Material:
::::

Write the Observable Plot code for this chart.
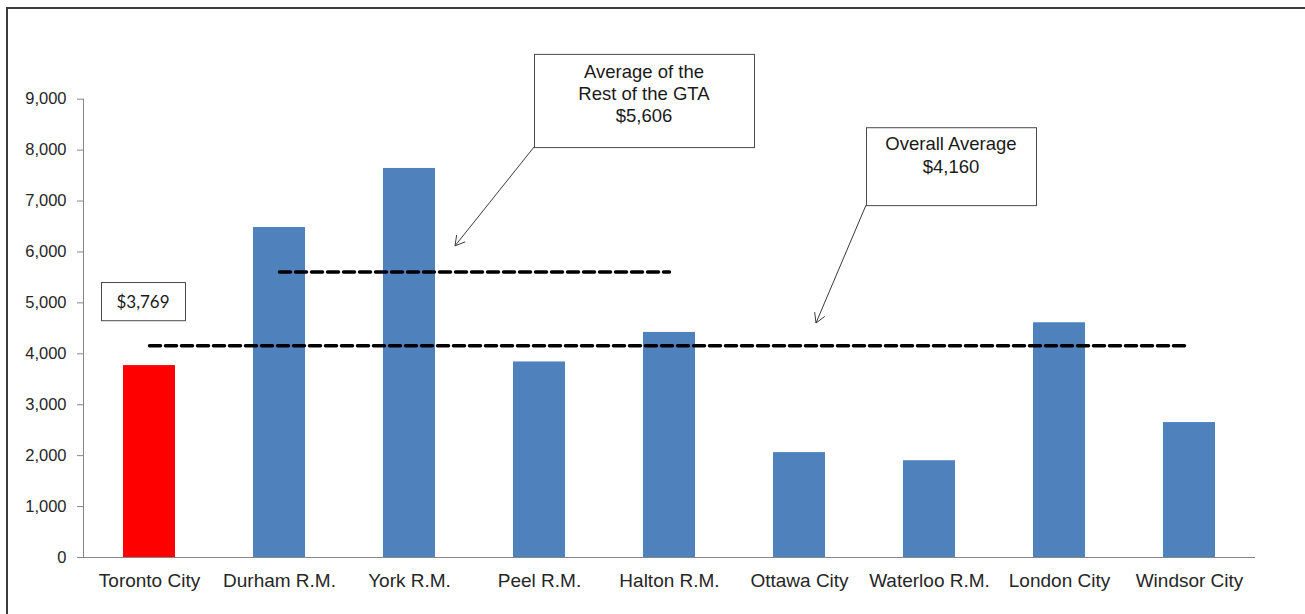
<!DOCTYPE html>
<html>
<head>
<meta charset="utf-8">
<script src="https://cdn.jsdelivr.net/npm/d3@7"></script>
<script src="https://cdn.jsdelivr.net/npm/@observablehq/plot@0.6"></script>
<style>
  html, body { margin: 0; padding: 0; background: #fff; }
  #wrap { position: relative; width: 1305px; height: 614px; overflow: hidden; }
  #border { position: absolute; left: 6px; top: 7px; width: 1400px; height: 700px;
            border-top: 2px solid #3a3a3a; border-left: 2px solid #3a3a3a; }
  #chart { position: absolute; left: 0; top: 0; }
</style>
</head>
<body>
<div id="wrap"><div id="border"></div><div id="chart"></div></div>
<script>
// Municipalities and their per-household values
const municipalities = ["Toronto City", "Durham R.M.", "York R.M.", "Peel R.M.", "Halton R.M.",
                        "Ottawa City", "Waterloo R.M.", "London City", "Windsor City"];
const values = [3769, 6480, 7640, 3840, 4420, 2060, 1900, 4610, 2650];
const highlighted = "Toronto City";

// Reference averages
const restOfGtaAverage = 5606;
const restOfGta = ["Durham R.M.", "Halton R.M."];      // line spans these categories
const overallAverage = 4160;
const overallSpan = ["Toronto City", "Windsor City"];

// y-axis ticks
const yTicks = [0, 1000, 2000, 3000, 4000, 5000, 6000, 7000, 8000, 9000];

const rows = municipalities.map((name, i) => ({name, value: values[i]}));
const comma = d3.format(",");
const money = v => "$" + comma(v);

const font = "'Liberation Sans', Arial, sans-serif";
const axisGray = "#868686";
const textColor = "#262626";

const chart = Plot.plot({
  width: 1305,
  height: 614,
  marginTop: 98.7,
  marginBottom: 57,
  marginLeft: 83,
  marginRight: 50,
  style: {fontFamily: font, background: "transparent", color: textColor},
  x: {domain: municipalities, paddingInner: 0.6, paddingOuter: 0.3, label: null},
  y: {domain: [0, 9000], label: null},
  marks: [
    Plot.frame({anchor: "left", stroke: axisGray}),
    Plot.axisY(yTicks, {tickSize: 6, tickPadding: 11, tickFormat: comma, stroke: axisGray,
                        fill: textColor, fontSize: 16.5, label: null}),
    Plot.axisX({tickSize: 0, tickPadding: 16, fill: textColor, fontSize: 19, label: null}),
    Plot.barY(rows, {x: "name", y: "value",
                     fill: d => d.name === highlighted ? "#ff0000" : "#4f81bd"}),
    Plot.ruleY([0], {stroke: axisGray}),
    Plot.line(restOfGta.map(n => ({name: n, value: restOfGtaAverage})),
              {x: "name", y: "value", stroke: "#000", strokeWidth: 3.5, strokeDasharray: "11,5"}),
    Plot.line(overallSpan.map(n => ({name: n, value: overallAverage})),
              {x: "name", y: "value", stroke: "#000", strokeWidth: 3.5, strokeDasharray: "11,5"})
  ]
});

document.getElementById("chart").append(chart);

// Callout boxes and arrows, positioned through the chart's scales
const xs = chart.scale("x"), ys = chart.scale("y");
const cx = c => xs.apply(c) + xs.bandwidth / 2;
const py = v => ys.apply(v);
const svg = d3.select(chart);
const notes = svg.append("g");

function box(left, top, width, bottom) {
  notes.append("rect")
    .attr("x", left + 0.5).attr("y", top + 0.5)
    .attr("width", width).attr("height", bottom - top)
    .attr("fill", "#fff").attr("stroke", "#4a4a4a").attr("stroke-width", 1);
}
function lines(textLines, centerX, firstBaseline, step, size, family) {
  textLines.forEach((t, i) => {
    notes.append("text")
      .attr("x", centerX).attr("y", firstBaseline + i * step)
      .attr("text-anchor", "middle")
      .attr("font-family", family).attr("font-size", size)
      .attr("fill", "#1a1a1a").text(t);
  });
}
function arrow(x1, y1, x2, y2) {
  notes.append("line").attr("x1", x1).attr("y1", y1).attr("x2", x2).attr("y2", y2)
    .attr("stroke", "#3a3a3a").attr("stroke-width", 1);
  const a = Math.atan2(y2 - y1, x2 - x1), len = 11, spread = Math.PI / 6;
  const path = d3.path();
  path.moveTo(x2 - len * Math.cos(a - spread), y2 - len * Math.sin(a - spread));
  path.lineTo(x2, y2);
  path.lineTo(x2 - len * Math.cos(a + spread), y2 - len * Math.sin(a + spread));
  notes.append("path").attr("d", path.toString()).attr("fill", "none")
    .attr("stroke", "#3a3a3a").attr("stroke-width", 1);
}

// Rest of the GTA callout
{
  const left = cx("Peel R.M.") - 5, width = 220, top = py(9880), bottom = py(8050);
  arrow(left, bottom, cx("York R.M.") + 46, py(6110));
  box(left, top, width, bottom);
  lines(["Average of the", "Rest of the GTA", money(restOfGtaAverage)],
        left + width / 2, top + 24.5, 22, 18.5, font);
}

// Overall average callout
{
  const left = cx("Ottawa City") + 67, width = 170, top = py(8440), bottom = py(6910);
  arrow(left, bottom, cx("Ottawa City") + 17, py(4595));
  box(left, top, width, bottom);
  lines(["Overall Average", money(overallAverage)], left + width / 2, top + 22.5, 23, 18.5, font);
}

// Toronto value label
{
  const toronto = values[municipalities.indexOf(highlighted)];
  const left = cx(highlighted) - 48, width = 84, top = py(5400), bottom = py(4650);
  box(left, top, width, bottom);
  lines([money(toronto)], left + width / 2, (top + bottom) / 2 + 6.5, 0, 17, "Lato, 'Open Sans', sans-serif");
}
</script>
</body>
</html>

::::

What to produce:
Word for word, quote the lines above. Omit the pictures.

Response to the exercise:
Write the Observable Plot code for this chart.
<!DOCTYPE html>
<html>
<head>
<meta charset="utf-8">
<script src="https://cdn.jsdelivr.net/npm/d3@7"></script>
<script src="https://cdn.jsdelivr.net/npm/@observablehq/plot@0.6"></script>
<style>
  html, body { margin: 0; padding: 0; background: #fff; }
  #wrap { position: relative; width: 1305px; height: 614px; overflow: hidden; }
  #border { position: absolute; left: 6px; top: 7px; width: 1400px; height: 700px;
            border-top: 2px solid #3a3a3a; border-left: 2px solid #3a3a3a; }
  #chart { position: absolute; left: 0; top: 0; }
</style>
</head>
<body>
<div id="wrap"><div id="border"></div><div id="chart"></div></div>
<script>
// Municipalities and their per-household values
const municipalities = ["Toronto City", "Durham R.M.", "York R.M.", "Peel R.M.", "Halton R.M.",
                        "Ottawa City", "Waterloo R.M.", "London City", "Windsor City"];
const values = [3769, 6480, 7640, 3840, 4420, 2060, 1900, 4610, 2650];
const highlighted = "Toronto City";

// Reference averages
const restOfGtaAverage = 5606;
const restOfGta = ["Durham R.M.", "Halton R.M."];      // line spans these categories
const overallAverage = 4160;
const overallSpan = ["Toronto City", "Windsor City"];

// y-axis ticks
const yTicks = [0, 1000, 2000, 3000, 4000, 5000, 6000, 7000, 8000, 9000];

const rows = municipalities.map((name, i) => ({name, value: values[i]}));
const comma = d3.format(",");
const money = v => "$" + comma(v);

const font = "'Liberation Sans', Arial, sans-serif";
const axisGray = "#868686";
const textColor = "#262626";

const chart = Plot.plot({
  width: 1305,
  height: 614,
  marginTop: 98.7,
  marginBottom: 57,
  marginLeft: 83,
  marginRight: 50,
  style: {fontFamily: font, background: "transparent", color: textColor},
  x: {domain: municipalities, paddingInner: 0.6, paddingOuter: 0.3, label: null},
  y: {domain: [0, 9000], label: null},
  marks: [
    Plot.frame({anchor: "left", stroke: axisGray}),
    Plot.axisY(yTicks, {tickSize: 6, tickPadding: 11, tickFormat: comma, stroke: axisGray,
                        fill: textColor, fontSize: 16.5, label: null}),
    Plot.axisX({tickSize: 0, tickPadding: 16, fill: textColor, fontSize: 19, label: null}),
    Plot.barY(rows, {x: "name", y: "value",
                     fill: d => d.name === highlighted ? "#ff0000" : "#4f81bd"}),
    Plot.ruleY([0], {stroke: axisGray}),
    Plot.line(restOfGta.map(n => ({name: n, value: restOfGtaAverage})),
              {x: "name", y: "value", stroke: "#000", strokeWidth: 3.5, strokeDasharray: "11,5"}),
    Plot.line(overallSpan.map(n => ({name: n, value: overallAverage})),
              {x: "name", y: "value", stroke: "#000", strokeWidth: 3.5, strokeDasharray: "11,5"})
  ]
});

document.getElementById("chart").append(chart);

// Callout boxes and arrows, positioned through the chart's scales
const xs = chart.scale("x"), ys = chart.scale("y");
const cx = c => xs.apply(c) + xs.bandwidth / 2;
const py = v => ys.apply(v);
const svg = d3.select(chart);
const notes = svg.append("g");

function box(left, top, width, bottom) {
  notes.append("rect")
    .attr("x", left + 0.5).attr("y", top + 0.5)
    .attr("width", width).attr("height", bottom - top)
    .attr("fill", "#fff").attr("stroke", "#4a4a4a").attr("stroke-width", 1);
}
function lines(textLines, centerX, firstBaseline, step, size, family) {
  textLines.forEach((t, i) => {
    notes.append("text")
      .attr("x", centerX).attr("y", firstBaseline + i * step)
      .attr("text-anchor", "middle")
      .attr("font-family", family).attr("font-size", size)
      .attr("fill", "#1a1a1a").text(t);
  });
}
function arrow(x1, y1, x2, y2) {
  notes.append("line").attr("x1", x1).attr("y1", y1).attr("x2", x2).attr("y2", y2)
    .attr("stroke", "#3a3a3a").attr("stroke-width", 1);
  const a = Math.atan2(y2 - y1, x2 - x1), len = 11, spread = Math.PI / 6;
  const path = d3.path();
  path.moveTo(x2 - len * Math.cos(a - spread), y2 - len * Math.sin(a - spread));
  path.lineTo(x2, y2);
  path.lineTo(x2 - len * Math.cos(a + spread), y2 - len * Math.sin(a + spread));
  notes.append("path").attr("d", path.toString()).attr("fill", "none")
    .attr("stroke", "#3a3a3a").attr("stroke-width", 1);
}

// Rest of the GTA callout
{
  const left = cx("Peel R.M.") - 5, width = 220, top = py(9880), bottom = py(8050);
  arrow(left, bottom, cx("York R.M.") + 46, py(6110));
  box(left, top, width, bottom);
  lines(["Average of the", "Rest of the GTA", money(restOfGtaAverage)],
        left + width / 2, top + 24.5, 22, 18.5, font);
}

// Overall average callout
{
  const left = cx("Ottawa City") + 67, width = 170, top = py(8440), bottom = py(6910);
  arrow(left, bottom, cx("Ottawa City") + 17, py(4595));
  box(left, top, width, bottom);
  lines(["Overall Average", money(overallAverage)], left + width / 2, top + 22.5, 23, 18.5, font);
}

// Toronto value label
{
  const toronto = values[municipalities.indexOf(highlighted)];
  const left = cx(highlighted) - 48, width = 84, top = py(5400), bottom = py(4650);
  box(left, top, width, bottom);
  lines([money(toronto)], left + width / 2, (top + bottom) / 2 + 6.5, 0, 17, "Lato, 'Open Sans', sans-serif");
}
</script>
</body>
</html>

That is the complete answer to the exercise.